Human development must be prioritised as a means to sustain economic growth. Investing in education, health, and nutrition is critical to building a skilled and healthy workforce that can drive future growth. States should experiment with innovative solutions, such as performance-linked pay for public sector employees, which has been shown to significantly improve outcomes in sectors like education. In Andhra Pradesh, for example, a large-scale randomised evaluation showed that introducing biometric smart cards to reduce leakage in welfare programs yielded a return on investment ten times greater than the cost of the intervention. Similar approaches could be applied across various public services to improve outcomes without necessarily increasing overall spending.
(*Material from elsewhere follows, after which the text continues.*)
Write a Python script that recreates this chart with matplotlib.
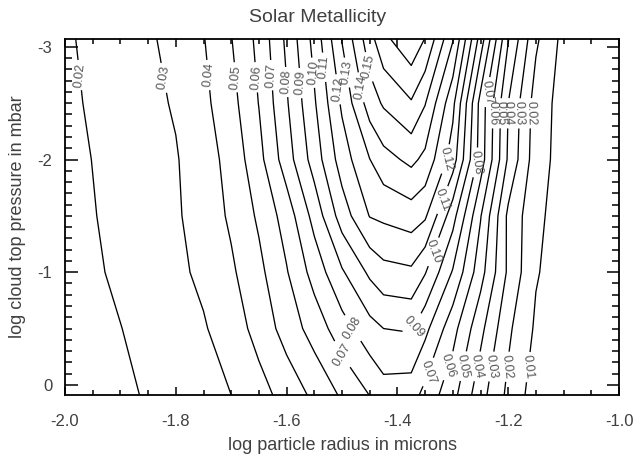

Need better management of public finances

Public finance management is another critical area for reform. The effectiveness of public spending is as important as the amount spent. States should focus on improving the efficiency of their expenditures, particularly in areas that offer high social returns on investment, such as early childhood education and public health. This requires a shift away from “government as usual” approaches, where spending decisions are driven more by political expediency than by evidence of what works. For instance, hiring additional Anganwadi workers has been shown to significantly improve learning outcomes and reduce child malnutrition, with returns on investment estimated to be 12 to 20 times the cost.

Revenue mobilisation and fiscal decentralisation are also essential for empowering states to align their fiscal policies with their development priorities. Fiscal decentralisation would allow states to raise and allocate resources more effectively, enabling them to invest in areas that drive long-term growth. However, India remains one of the most over-centralised countries in the world in terms of public expenditure, with only 3% of government spending occurring at the local level. By comparison, nearly 50% of public expenditure in China happens at the local level, highlighting the need for a more decentralised approach in India.

States should also play a more active role in integrating markets and leveraging the private sector to complement public services. This can be particularly effective in sectors like education and healthcare, where private providers can help fill gaps left by public services. However, this requires robust regulatory frameworks to ensure that the private sector operates in a manner that serves the public interest.

Given the current weaknesses in public service delivery, there has been a large-scale exit to the private sector, with 50% of urban school enrolment in private schools and 70% of primary care provided by private providers. While this reflects a rational response to state underperformance, it underscores the need for stronger state capacity to regulate and leverage the private sector effectively.

India’s future economic success hinges on empowering its states to take the lead. By focusing on improving governance, prioritising human development, enhancing public finance efficiency, and embracing fiscal decentralisation, states can drive a more inclusive and sustainable growth model. This decentralised approach not only recognises India’s diversity but also harnesses it as a strength, allowing each state to contribute to the nation’s overall progress. However, to truly accelerate development, India must shift the focus of its economic discourse from the traditional growth versus development debate to a more nuanced understanding of the quality of expenditure.

Simply put, it is not just about how much we spend but how effectively we spend it. By prioritising governance reforms that enhance state capacity, India can unlock the full potential of its public spending, enabling the country to achieve both higher growth and better development outcomes.

India’s economic growth strategy must be led by its states, each of which is uniquely positioned to address its specific challenges and opportunities. This state-led growth approach, grounded in better governance and more effective public spending, offers a path forward that can ensure that the benefits of growth are shared by all citizens, not just a privileged few. By focusing on the fundamentals of state capacity and governance, India can chart a course toward sustained and inclusive economic development that truly meets the aspirations of its people.

(This article is based on a presentation made by Prof Karthik Muralidharan, Tata Chancellor’s Professor of economics at the University of California, San Diego, at an online discussion organised by EGROW Foundation.)